Reflecting on this central step in the evolution of civilization shows why the author’s fourth argument—that we do not catch all criminal law violators—also does not support prison abolition. If the government had a policy of not substantially punishing the many people we do catch, more violence and indeed social dissolution, will be the consequence.

The State of the Academy

What defines the academy, legal and otherwise, is the conversation among scholars—what ideas are taken seriously and what are not in publications and presentations. Left-wing ideas have always flourished in academia, often dominating the conversation. The Harvard Law Review does not publish articles about conservative or libertarian utopias (or dystopias), like Catholic integralism or libertarian seasteading.

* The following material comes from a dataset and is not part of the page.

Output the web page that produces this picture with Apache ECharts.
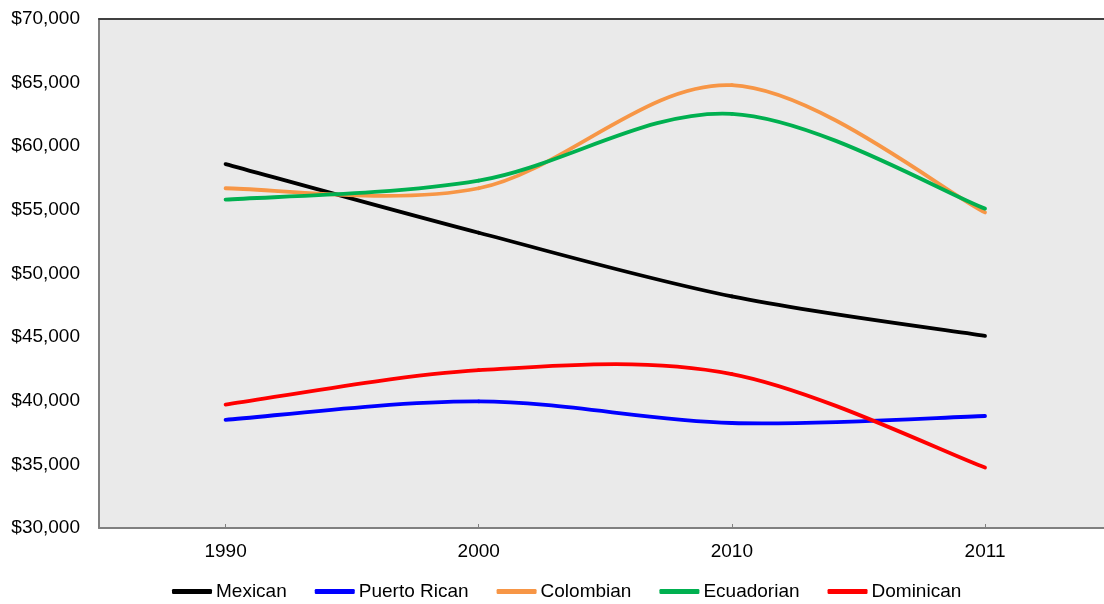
<!DOCTYPE html>
<html>
<head>
<meta charset="utf-8">
<script src="https://cdn.jsdelivr.net/npm/echarts@6/dist/echarts.min.js"></script>
<style>
  html, body { margin: 0; padding: 0; background: #fff; }
  #chart { width: 1104px; height: 604px; }
</style>
</head>
<body>
<div id="chart"></div>
<script>
// Median household income by origin group
const years = ['1990', '2000', '2010', '2011'];
const mexican = [58600, 53200, 48200, 45100];
const puertoRican = [38500, 39950, 38250, 38800];
const colombian = [56700, 56700, 64800, 54800];
const ecuadorian = [55800, 57300, 62550, 55100];
const dominican = [39700, 42400, 42100, 34750];

const seriesNames = ['Mexican', 'Puerto Rican', 'Colombian', 'Ecuadorian', 'Dominican'];
const seriesColors = ['#000000', '#0000ff', '#f79646', '#00b050', '#ff0000'];
const seriesData = [mexican, puertoRican, colombian, ecuadorian, dominican];

const fontFamily = 'Liberation Sans, Arial, sans-serif';
const yearSlots = years.map((_, k) => k);

// Draws one smoothed (Catmull-Rom style) segment from point i to point i+1,
// with all positions mapped through the chart's axes.
function smoothSegment(values, color) {
  return function (params, api) {
    const i = params.dataIndex;
    const n = values.length;
    if (i >= n - 1) return null;
    const pt = k => {
      const j = Math.max(0, Math.min(n - 1, k));
      return api.coord([j, values[j]]);
    };
    const p0 = pt(i - 1), p1 = pt(i), p2 = pt(i + 1), p3 = pt(i + 2);
    const c1 = [p1[0] + (p2[0] - p0[0]) / 6, p1[1] + (p2[1] - p0[1]) / 6];
    const c2 = [p2[0] - (p3[0] - p1[0]) / 6, p2[1] - (p3[1] - p1[1]) / 6];
    return {
      type: 'bezierCurve',
      shape: { x1: p1[0], y1: p1[1], x2: p2[0], y2: p2[1],
               cpx1: c1[0], cpy1: c1[1], cpx2: c2[0], cpy2: c2[1] },
      style: { stroke: color, lineWidth: 3.8, fill: null, lineCap: 'round' },
      silent: true
    };
  };
}

const chart = echarts.init(document.getElementById('chart'), null, { renderer: 'canvas' });

chart.setOption({
  animation: false,
  backgroundColor: '#ffffff',
  grid: {
    left: 99, right: 0, top: 19, bottom: 76,
    show: true, backgroundColor: '#eaeaea', borderWidth: 0
  },
  legend: {
    top: 577,
    left: 167,
    itemWidth: 40,
    itemHeight: 5,
    itemGap: 28,
    icon: 'roundRect',
    textStyle: { fontFamily, fontSize: 19, color: '#000', padding: [0, 0, 0, -1] },
    data: seriesNames
  },
  xAxis: [{
    // year slots; the last band runs past the right edge of the chart
    type: 'value',
    min: -0.5,
    max: 3.47,
    axisLine: { onZero: false, lineStyle: { color: '#808080', width: 2 } },
    axisTick: { show: true, inside: true, length: 4, customValues: yearSlots,
                lineStyle: { color: '#808080' } },
    axisLabel: { fontFamily, fontSize: 19, color: '#000', margin: 14,
                 customValues: yearSlots, formatter: v => years[v] },
    splitLine: { show: false }
  }, {
    // top frame line
    type: 'value',
    position: 'top',
    min: -0.5,
    max: 3.47,
    axisLine: { show: true, onZero: false, lineStyle: { color: '#404040', width: 2 } },
    axisTick: { show: false },
    axisLabel: { show: false },
    splitLine: { show: false }
  }],
  yAxis: {
    type: 'value',
    min: 30000,
    max: 70000,
    interval: 5000,
    axisLine: { show: true, onZero: false, lineStyle: { color: '#808080', width: 2 } },
    axisTick: { show: false },
    splitLine: { show: false },
    axisLabel: {
      fontFamily, fontSize: 19, color: '#000', margin: 19,
      formatter: v => '$' + v.toLocaleString('en-US')
    }
  },
  series: seriesNames.map((name, i) => ({
    name,
    type: 'custom',
    coordinateSystem: 'cartesian2d',
    xAxisIndex: 0,
    data: seriesData[i].map((v, k) => [k, v]),
    encode: { x: 0, y: 1 },
    renderItem: smoothSegment(seriesData[i], seriesColors[i]),
    itemStyle: { color: seriesColors[i] },
    clip: false
  }))
});
</script>
</body>
</html>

The prevalence of leftist ideas in the academy is predictable, because as Thomas Sowell has observed: “The most fundamental fact about the ideas of the political left is that they do not work. Therefore we should not be surprised to find the left concentrated in institutions where ideas do not have to work in order to survive.” But it is only recently that ideas that are absurd both on their face and on reflection have become an important part of the conversation. And the academics who get status and tenure from the ideas will hire people like themselves who can replicate more of them. The result will be greater alienation from the public, who will regard the legal academy more than ever as a bastion of folly. 

If there is any silver lining to the decline of the legal academy it is that these ideas are political poison. Defund the police is already the recruiting call for moderates to vote right. The mantra of abolishing prisons, if it caught on with political activists, would assure a conservative landslide.